Alastair Moore alastair at kozmo.co.uk
Wed Sep 5 13:25:13 BST 2007

> Not so sure there's *that* much going on.
>
> For example, the 'history recognition' can only pull a specific URI —
> you're not going to be able to tell if someone's been an *any* page
> on google.com (I just ran a Google search earlier this morning, and
> am on Yahoo! sites all day, but both are 'unvisited'). Rather, they
> indicate whether someone was on the specific page specified in the
> href attribute. One would have to put an awful lot of links into a
> page to cover even a significant subset of google.com or yahoo.com or
> whatever. And the attribute selectors are actually superfluous; you
> could just use custom classes on the links to achieve the same effect.
>
> Really, there's not so much going on here besides some clever use of
> the :visited pseudo-class, a single Gecko-only property and a few
> HTTP requests.

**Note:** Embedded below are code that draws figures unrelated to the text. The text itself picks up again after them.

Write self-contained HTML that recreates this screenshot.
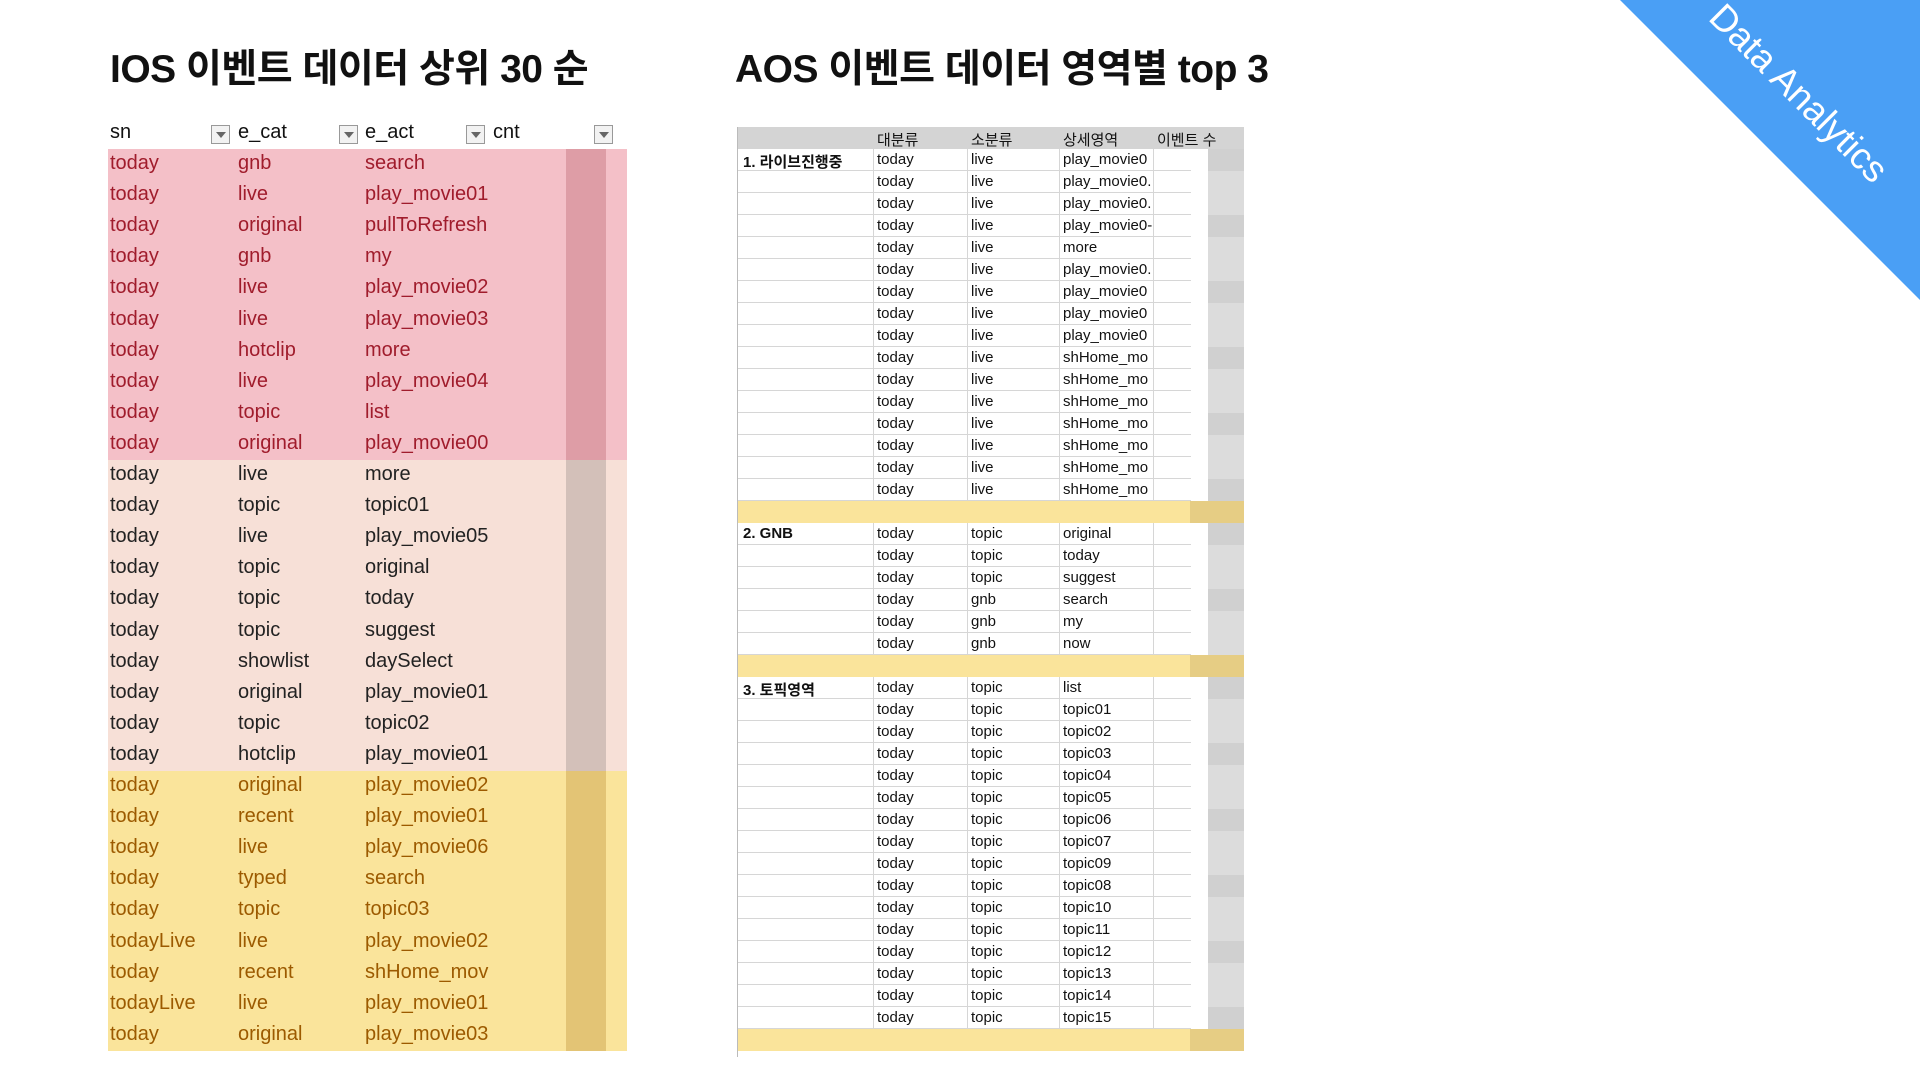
<!DOCTYPE html>
<html><head><meta charset="utf-8">
<style>
body{margin:0;width:1920px;height:1080px;background:#fff;position:relative;overflow:hidden;font-family:"Liberation Sans","Noto Sans CJK KR",sans-serif}
.title{position:absolute;top:38px;font-size:39px;font-weight:bold;color:#111;letter-spacing:-0.5px;white-space:nowrap}
.abs{position:absolute}
.lc{position:absolute;font-size:20px;white-space:nowrap}
.rc{position:absolute;font-size:15px;white-space:nowrap;color:#111}
.filt{position:absolute;width:19px;height:19px;border:1px solid #999;background:#f2f2f2;box-sizing:border-box}
.filt:after{content:"";position:absolute;left:4px;top:6px;border-left:5px solid transparent;border-right:5px solid transparent;border-top:6px solid #666}
</style></head>
<body>
<div class="title" style="left:110px">IOS 이벤트 데이터 상위 30 순</div>
<div class="title" style="left:735px">AOS 이벤트 데이터 영역별 top 3</div>
<svg class="abs" style="left:0;top:0" width="1920" height="1080">
<polygon points="1620,0 1920,0 1920,300" fill="#4a9ff5"/>
<text x="1790" y="102" fill="#fff" font-size="37" font-family="Liberation Sans" transform="rotate(45 1790 102)" text-anchor="middle">Data Analytics</text>
</svg>
<div id="left"></div>
<div id="right"></div>
<script>
const iosSn=["today","today","today","today","today","today","today","today","today","today","today","today","today","today","today","today","today","today","today","today","today","today","today","today","today","todayLive","today","todayLive","today"];
const iosCat=["gnb","live","original","gnb","live","live","hotclip","live","topic","original","live","topic","live","topic","topic","topic","showlist","original","topic","hotclip","original","recent","live","typed","topic","live","recent","live","original"];
const iosAct=["search","play_movie01","pullToRefresh","my","play_movie02","play_movie03","more","play_movie04","list","play_movie00","more","topic01","play_movie05","original","today","suggest","daySelect","play_movie01","topic02","play_movie01","play_movie02","play_movie01","play_movie06","search","topic03","play_movie02","shHome_mov","play_movie01","play_movie03"];
const headers=["sn","e_cat","e_act","cnt"];
const L=document.getElementById('left');
const colX=[110,238,365,493],filtX=[211,339,466,594];
headers.forEach((h,i)=>{
 const d=document.createElement('div');d.className='lc';d.style.left=colX[i]+'px';d.style.top='121px';d.style.color='#111';d.textContent=h;
 
 
 L.appendChild(d);
 const f=document.createElement('div');f.className='filt';f.style.left=filtX[i]+'px';f.style.top='125px';
 
 
 L.appendChild(f);
});
const top0=149,rh=31.1;
iosSn.forEach((s,i)=>{
 const bg=i<10?'#f4c0c8':i<20?'#f7e0d7':'#fae49b';
 const fg=i<10?'#a01c2c':i<20?'#222':'#9c5a00';
 const cell=i<10?'#d8949e':i<20?'#c9b8b2':'#ddbc6c';
 const r=document.createElement('div');r.className='abs';
 r.style.cssText=`left:108px;top:${top0+i*rh}px;width:519px;height:${rh+0.5}px;background:${bg}`;
 
 
 L.appendChild(r);
 const c=document.createElement('div');c.className='abs';
 c.style.cssText=`left:566px;top:${top0+i*rh}px;width:40px;height:${rh+0.5}px;background:${cell};opacity:0.8`;
 
 
 L.appendChild(c);
 [s,iosCat[i],iosAct[i]].forEach((t,j)=>{
  const d=document.createElement('div');d.className='lc';
  d.style.cssText=`left:${colX[j]}px;top:${top0+i*rh+3}px;color:${fg}`;d.textContent=t;
  
  
  L.appendChild(d);
 });
});
// right table
const sections=["1. 라이브진행중","2. GNB","3. 토픽영역"];
const secCat=[Array(16).fill("live"),["topic","topic","topic","gnb","gnb","gnb"],Array(16).fill("topic")];
const secAct=[["play_movie0","play_movie0.","play_movie0.","play_movie0-","more","play_movie0.","play_movie0","play_movie0","play_movie0","shHome_mo","shHome_mo","shHome_mo","shHome_mo","shHome_mo","shHome_mo","shHome_mo"],["original","today","suggest","search","my","now"],["list","topic01","topic02","topic03","topic04","topic05","topic06","topic07","topic09","topic08","topic10","topic11","topic12","topic13","topic14","topic15"]];
const rHead=["","대분류","소분류","상세영역","이벤트 수"];
const rx=[738,873,967,1059,1153,1244];
const R=document.getElementById('right');
function box(l,t,w,h,bg,name){const d=document.createElement('div');d.className='abs';d.style.cssText=`left:${l}px;top:${t}px;width:${w}px;height:${h}px;background:${bg}`;
 
 
 R.appendChild(d);return d;}
function txt(l,t,s,name,bold){const d=document.createElement('div');d.className='rc';d.style.left=l+'px';d.style.top=t+'px';if(bold)d.style.fontWeight='bold';d.textContent=s;
 
 
 R.appendChild(d);}
box(738,127,506,22,'#d4d4d4','aos-header-row');
rHead.forEach((h,i)=>{if(h)txt(rx[i]+4,129,h,'aos-header-'+i);});
box(737,127,1,930,'#bbb','aos-left-border');
let y=149;const rrh=22;
sections.forEach((sec,si)=>{
 secCat[si].forEach((c,k)=>{
  box(738,y+rrh-1,453,1,'#d6d6d6','aos-row-line');
  [873,967,1059,1153].forEach(x=>box(x,y,1,rrh,'#d6d6d6','aos-col-line'));
  box(1208,y,36,rrh,k%3==0?'#d0d0d0':'#dcdcdc','aos-count-cell');
  if(k==0)txt(743,y+2,sec,'aos-section-'+(si+1),true);
  txt(877,y+2,'today','aos-cell');
  txt(971,y+2,c,'aos-cell');
  txt(1063,y+2,secAct[si][k],'aos-cell');
  y+=rrh;
 });
 box(738,y,506,rrh,'#fae49b','aos-separator');
 box(1190,y,54,rrh,'#e6cd84','aos-separator-cell');
 y+=rrh;
});
</script>
</body></html>
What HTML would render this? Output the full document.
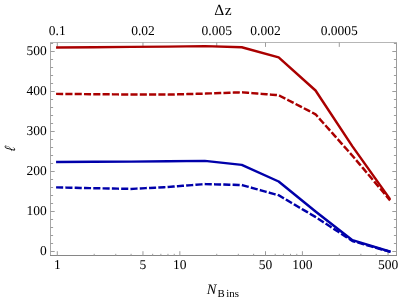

With the exception of the Gecko-only property, most of
> this has been possible from Netscape 4.x forward.
>
> And the 'CSS Attacks' page <http://www.businessinfo.co.uk/labs/
> css_attacks/css_scripting.php> is utter rubbish. It's just using
> the :visited pseudo-class to set margin (or maybe border, padding,
> top, right, etc.) properties. People have been doing that for *years*
> (even before Eric Meyer's 'Complex Spiral' demos in 2001).
>
> Maybe I'm missing something, but I'm really not impressed. When he
> can get some sort of control statements working beyond limited if/
> else branching I'll be more impressed. Until then…meh.

And even then, capturing that a user has visited google.com or  
yahoo.com, there's still not a lot they can do with this data, except  
display the fact it in the browser window.